Keep it sober, though. This is cheap insurance, not a magic fix. The drying still has to happen. The monitor just makes sure you never get surprised.

How to Set It Up

Placement is simple, but it changes your readings, so do it right.

Put the sensor up at bed level, in the sleeping area. Keep it away from vents and outside walls, since those spots read warmer or cooler than the air you care about.

Set your alert a notch below the danger zone, around 55%. That gives you a warning with room to act, instead of a warning after the mold already started.

Then do the connection check. Make sure there’s a usable network at your storage spot before you lean on WiFi. Plenty of lots don’t have one, and that’s when a cellular model earns its cost.

What to Do When the Alert Goes Off

Don’t panic when your phone buzzes. Just work the steps.

First, check the reading to confirm it’s real. Then add or empty your dehumidifier, refresh your moisture crystals, and open things up to air out on the next dry day. Here’s the honest part. If the alerts keep firing, the monitor is doing its job. Your moisture plan just hasn’t caught up yet.

A Quick Word on Your Bedding

Your foam takes the worst of trapped moisture, so it’s worth a little extra care. Before you store the rig, let the bed fully air out and make sure it’s dry to the touch.

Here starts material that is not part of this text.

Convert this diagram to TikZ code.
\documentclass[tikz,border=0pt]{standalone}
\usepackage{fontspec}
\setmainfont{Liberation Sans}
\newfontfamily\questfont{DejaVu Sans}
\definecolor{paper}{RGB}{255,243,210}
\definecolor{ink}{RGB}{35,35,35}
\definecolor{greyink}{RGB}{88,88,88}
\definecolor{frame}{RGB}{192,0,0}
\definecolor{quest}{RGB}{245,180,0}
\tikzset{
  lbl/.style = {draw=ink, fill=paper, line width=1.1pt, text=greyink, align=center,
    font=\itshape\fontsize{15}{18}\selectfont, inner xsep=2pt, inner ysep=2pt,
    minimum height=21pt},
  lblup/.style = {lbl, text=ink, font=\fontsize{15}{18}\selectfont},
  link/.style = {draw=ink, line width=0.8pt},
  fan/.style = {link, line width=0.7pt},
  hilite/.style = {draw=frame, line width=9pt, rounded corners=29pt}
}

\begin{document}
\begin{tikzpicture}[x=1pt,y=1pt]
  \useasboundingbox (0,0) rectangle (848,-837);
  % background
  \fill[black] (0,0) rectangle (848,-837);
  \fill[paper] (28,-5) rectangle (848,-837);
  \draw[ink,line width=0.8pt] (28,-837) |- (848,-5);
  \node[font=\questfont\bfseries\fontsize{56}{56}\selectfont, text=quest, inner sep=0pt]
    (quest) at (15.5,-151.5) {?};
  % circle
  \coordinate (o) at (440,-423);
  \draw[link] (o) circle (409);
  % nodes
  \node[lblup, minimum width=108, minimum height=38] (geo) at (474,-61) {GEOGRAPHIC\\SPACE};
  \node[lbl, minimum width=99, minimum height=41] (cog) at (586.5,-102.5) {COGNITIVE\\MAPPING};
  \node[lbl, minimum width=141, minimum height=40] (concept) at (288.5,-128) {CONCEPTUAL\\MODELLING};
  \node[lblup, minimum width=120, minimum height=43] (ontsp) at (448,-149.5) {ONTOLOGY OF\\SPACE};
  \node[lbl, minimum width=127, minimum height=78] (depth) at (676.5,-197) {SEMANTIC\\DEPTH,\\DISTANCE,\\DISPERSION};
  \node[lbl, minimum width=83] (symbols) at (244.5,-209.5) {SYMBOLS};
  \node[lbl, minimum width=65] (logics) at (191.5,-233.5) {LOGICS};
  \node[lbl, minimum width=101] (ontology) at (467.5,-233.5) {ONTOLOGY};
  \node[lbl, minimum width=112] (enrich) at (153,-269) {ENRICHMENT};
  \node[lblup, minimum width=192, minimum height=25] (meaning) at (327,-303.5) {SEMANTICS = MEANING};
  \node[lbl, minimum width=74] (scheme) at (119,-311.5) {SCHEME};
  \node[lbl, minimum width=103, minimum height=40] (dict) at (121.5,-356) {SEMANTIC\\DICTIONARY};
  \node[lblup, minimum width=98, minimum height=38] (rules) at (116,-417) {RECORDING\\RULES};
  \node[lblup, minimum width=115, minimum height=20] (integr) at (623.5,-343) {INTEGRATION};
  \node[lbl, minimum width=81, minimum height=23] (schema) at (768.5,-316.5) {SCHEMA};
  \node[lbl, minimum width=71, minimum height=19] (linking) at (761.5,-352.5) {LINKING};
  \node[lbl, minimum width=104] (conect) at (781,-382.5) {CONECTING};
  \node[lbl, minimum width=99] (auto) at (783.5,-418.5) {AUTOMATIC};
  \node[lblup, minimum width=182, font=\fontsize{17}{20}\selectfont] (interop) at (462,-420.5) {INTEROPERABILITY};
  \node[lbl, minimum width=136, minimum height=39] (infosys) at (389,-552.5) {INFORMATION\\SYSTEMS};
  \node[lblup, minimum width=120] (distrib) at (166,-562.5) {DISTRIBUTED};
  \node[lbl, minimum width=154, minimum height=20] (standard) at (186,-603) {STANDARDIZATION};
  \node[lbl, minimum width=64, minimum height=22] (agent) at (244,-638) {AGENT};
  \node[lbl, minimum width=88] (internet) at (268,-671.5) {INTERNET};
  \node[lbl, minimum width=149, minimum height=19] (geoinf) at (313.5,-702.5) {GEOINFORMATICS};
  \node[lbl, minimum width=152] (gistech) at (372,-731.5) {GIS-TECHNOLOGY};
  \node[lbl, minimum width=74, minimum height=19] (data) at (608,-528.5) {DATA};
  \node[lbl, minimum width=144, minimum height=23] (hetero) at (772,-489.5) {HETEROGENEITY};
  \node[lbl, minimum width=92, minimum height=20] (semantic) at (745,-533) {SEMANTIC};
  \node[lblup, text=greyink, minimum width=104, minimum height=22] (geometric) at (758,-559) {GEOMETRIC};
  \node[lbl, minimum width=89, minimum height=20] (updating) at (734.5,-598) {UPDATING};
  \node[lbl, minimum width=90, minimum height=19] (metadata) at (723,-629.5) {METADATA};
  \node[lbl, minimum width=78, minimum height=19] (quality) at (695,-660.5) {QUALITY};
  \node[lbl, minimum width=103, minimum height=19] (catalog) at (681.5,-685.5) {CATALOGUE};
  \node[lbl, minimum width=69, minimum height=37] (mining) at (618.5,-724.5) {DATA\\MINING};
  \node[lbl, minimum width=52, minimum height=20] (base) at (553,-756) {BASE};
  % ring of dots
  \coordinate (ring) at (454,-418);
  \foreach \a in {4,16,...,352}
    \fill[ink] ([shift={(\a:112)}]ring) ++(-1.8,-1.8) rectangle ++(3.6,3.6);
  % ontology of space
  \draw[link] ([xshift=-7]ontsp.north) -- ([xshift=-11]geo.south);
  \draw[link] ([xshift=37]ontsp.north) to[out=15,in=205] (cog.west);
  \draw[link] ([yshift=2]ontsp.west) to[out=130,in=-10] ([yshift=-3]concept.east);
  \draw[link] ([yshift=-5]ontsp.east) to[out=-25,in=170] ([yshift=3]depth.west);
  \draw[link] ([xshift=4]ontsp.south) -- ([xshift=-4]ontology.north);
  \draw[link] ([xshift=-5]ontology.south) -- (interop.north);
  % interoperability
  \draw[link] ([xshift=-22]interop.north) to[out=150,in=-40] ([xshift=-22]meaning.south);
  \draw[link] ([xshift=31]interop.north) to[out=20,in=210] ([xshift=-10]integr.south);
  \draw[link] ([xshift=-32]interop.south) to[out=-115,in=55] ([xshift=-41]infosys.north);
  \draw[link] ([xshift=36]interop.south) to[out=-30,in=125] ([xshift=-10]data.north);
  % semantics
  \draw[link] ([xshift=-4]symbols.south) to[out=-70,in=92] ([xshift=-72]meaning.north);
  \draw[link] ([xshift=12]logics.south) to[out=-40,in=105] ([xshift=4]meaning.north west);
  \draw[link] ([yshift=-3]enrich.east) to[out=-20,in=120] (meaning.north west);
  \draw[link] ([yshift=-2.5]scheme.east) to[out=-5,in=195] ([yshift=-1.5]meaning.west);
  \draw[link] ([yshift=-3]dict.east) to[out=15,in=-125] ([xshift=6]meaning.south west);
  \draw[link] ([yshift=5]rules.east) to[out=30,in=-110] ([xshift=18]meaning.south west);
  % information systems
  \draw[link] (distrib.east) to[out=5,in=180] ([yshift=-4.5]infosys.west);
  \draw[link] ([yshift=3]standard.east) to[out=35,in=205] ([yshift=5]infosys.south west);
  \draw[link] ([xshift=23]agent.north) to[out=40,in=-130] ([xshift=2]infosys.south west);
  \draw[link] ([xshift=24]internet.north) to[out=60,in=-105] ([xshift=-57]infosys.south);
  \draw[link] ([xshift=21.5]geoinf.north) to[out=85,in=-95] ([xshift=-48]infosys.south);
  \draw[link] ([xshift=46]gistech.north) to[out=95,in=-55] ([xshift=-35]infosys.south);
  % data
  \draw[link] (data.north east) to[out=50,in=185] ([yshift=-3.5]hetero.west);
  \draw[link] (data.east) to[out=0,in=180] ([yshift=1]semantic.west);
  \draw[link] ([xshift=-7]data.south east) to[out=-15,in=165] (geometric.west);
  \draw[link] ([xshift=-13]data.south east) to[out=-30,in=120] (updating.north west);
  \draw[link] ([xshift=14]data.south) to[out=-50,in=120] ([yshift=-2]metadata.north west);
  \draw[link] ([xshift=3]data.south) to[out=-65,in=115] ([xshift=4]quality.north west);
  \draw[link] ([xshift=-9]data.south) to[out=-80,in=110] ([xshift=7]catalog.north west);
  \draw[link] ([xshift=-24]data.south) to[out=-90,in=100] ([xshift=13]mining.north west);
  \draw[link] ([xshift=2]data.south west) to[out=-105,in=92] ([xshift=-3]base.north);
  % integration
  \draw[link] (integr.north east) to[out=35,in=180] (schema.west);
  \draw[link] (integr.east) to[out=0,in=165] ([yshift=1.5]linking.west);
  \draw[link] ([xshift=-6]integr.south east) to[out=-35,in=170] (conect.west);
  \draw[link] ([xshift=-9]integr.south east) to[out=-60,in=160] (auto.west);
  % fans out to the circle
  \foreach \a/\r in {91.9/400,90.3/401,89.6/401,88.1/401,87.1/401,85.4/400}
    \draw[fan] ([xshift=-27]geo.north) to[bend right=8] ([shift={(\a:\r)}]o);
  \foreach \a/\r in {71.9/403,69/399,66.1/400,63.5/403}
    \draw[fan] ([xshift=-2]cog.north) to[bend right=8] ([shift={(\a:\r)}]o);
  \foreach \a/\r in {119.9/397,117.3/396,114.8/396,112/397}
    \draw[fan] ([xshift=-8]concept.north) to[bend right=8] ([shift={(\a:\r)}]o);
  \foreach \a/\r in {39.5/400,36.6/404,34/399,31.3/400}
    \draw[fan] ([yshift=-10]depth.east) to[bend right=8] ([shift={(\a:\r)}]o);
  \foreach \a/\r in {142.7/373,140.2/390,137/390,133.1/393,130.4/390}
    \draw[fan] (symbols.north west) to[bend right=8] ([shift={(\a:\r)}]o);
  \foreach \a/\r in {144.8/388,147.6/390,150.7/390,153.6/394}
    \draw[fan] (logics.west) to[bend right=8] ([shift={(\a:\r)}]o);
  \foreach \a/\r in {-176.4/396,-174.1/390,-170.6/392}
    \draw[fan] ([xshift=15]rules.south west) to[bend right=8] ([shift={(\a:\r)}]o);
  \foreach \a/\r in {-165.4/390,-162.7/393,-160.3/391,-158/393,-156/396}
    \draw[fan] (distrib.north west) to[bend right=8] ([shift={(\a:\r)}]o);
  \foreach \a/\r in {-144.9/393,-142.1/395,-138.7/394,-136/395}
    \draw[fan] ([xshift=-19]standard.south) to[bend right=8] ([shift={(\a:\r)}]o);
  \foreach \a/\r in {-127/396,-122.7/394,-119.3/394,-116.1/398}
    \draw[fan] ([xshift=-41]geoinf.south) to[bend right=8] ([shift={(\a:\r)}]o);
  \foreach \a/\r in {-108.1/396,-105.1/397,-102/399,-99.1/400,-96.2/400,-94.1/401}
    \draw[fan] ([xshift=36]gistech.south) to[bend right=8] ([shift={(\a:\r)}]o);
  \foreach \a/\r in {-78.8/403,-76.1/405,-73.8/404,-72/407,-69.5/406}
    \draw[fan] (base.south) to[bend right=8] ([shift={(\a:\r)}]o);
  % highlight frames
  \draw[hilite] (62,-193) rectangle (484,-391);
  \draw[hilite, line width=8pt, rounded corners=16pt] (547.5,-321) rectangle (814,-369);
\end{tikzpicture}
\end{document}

Some owners stand the foam up on its side or slide a moisture-wicking pad under it so air can move on all sides. A dry, well-aired RV mattress fights mold far better than one pressed flat against a cold wall.The monitor watches the air. These small habits protect the foam itself. Together they keep the spot you sleep in fresh between trips.

The Bottom Line

A humidity monitor won’t keep your camper dry on its own. It just makes sure you’re never caught off guard. While it’s the cheapest piece of the moisture puzzle, it’s also the piece that tells you when the rest of your plan is working, and when it isn’t.

Set it up, pick a smart alert level, and watch the trend. Pair it with a way to pull moisture out of the air, and the bed you climb into on your next trip will be dry, fresh, and ready. That’s a small expense for real peace of mind.